Comparatively, the hotel CMBS delinquency figures for July 2019 came in at 1.34%, or $1.15B, Trepp said. 

As of last month, $30.6B in U.S. hotel loans were on Trepp's servicer watchlist, up from $12.6B seven months earlier. 

When comparing the CMBS impact of the coronavirus to the Great Recession of 2008 and 2009, the recent pandemic is pushing hotel delinquencies on CMBS loans much higher and at a faster pace. 

The number of CMBS hotel loans now classified as 30 days late is already 53% higher than the delinquency rate reached during the height of the Great Recession, according to Trepp. 

It took two years after the start of the Great Recession for hotel CMBS loans to reach the peak of $17.6B in loans tied to special servicing. But now, only six months into the coronavirus crisis, $21B in hotel CMBS loans are sitting with special servicers. 

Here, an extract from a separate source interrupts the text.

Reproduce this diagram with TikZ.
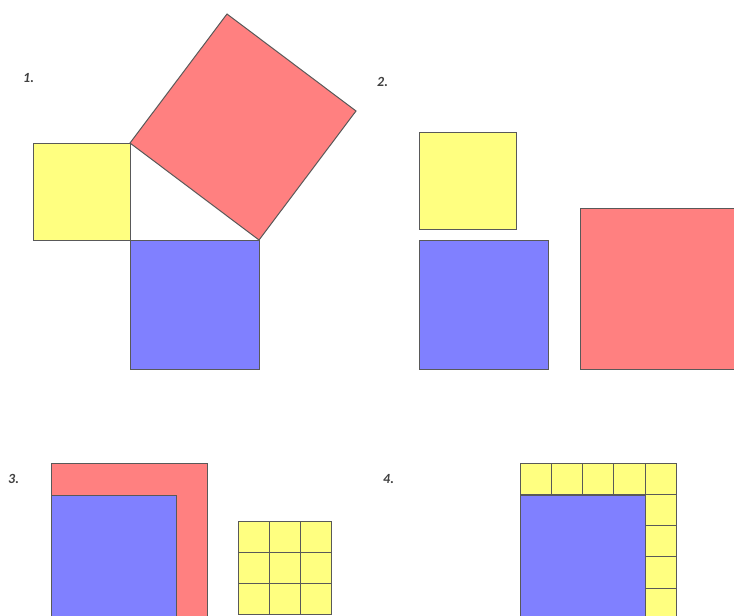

The metros with the highest percentage of delinquent hotel CMBS loans include New York-Newark-Jersey City (with a 38.72% delinquency rate), Houston-The Woodlands-Sugar Land (66.18%), Chicago-Naperville-Elgin (53.84%) and the Dallas-Fort Worth-Arlington market (18.88%). 

In Dallas-Fort Worth alone, 24 loans carrying a $289M balance are pushing the hotel CMBS delinquency rate up, Trepp reported.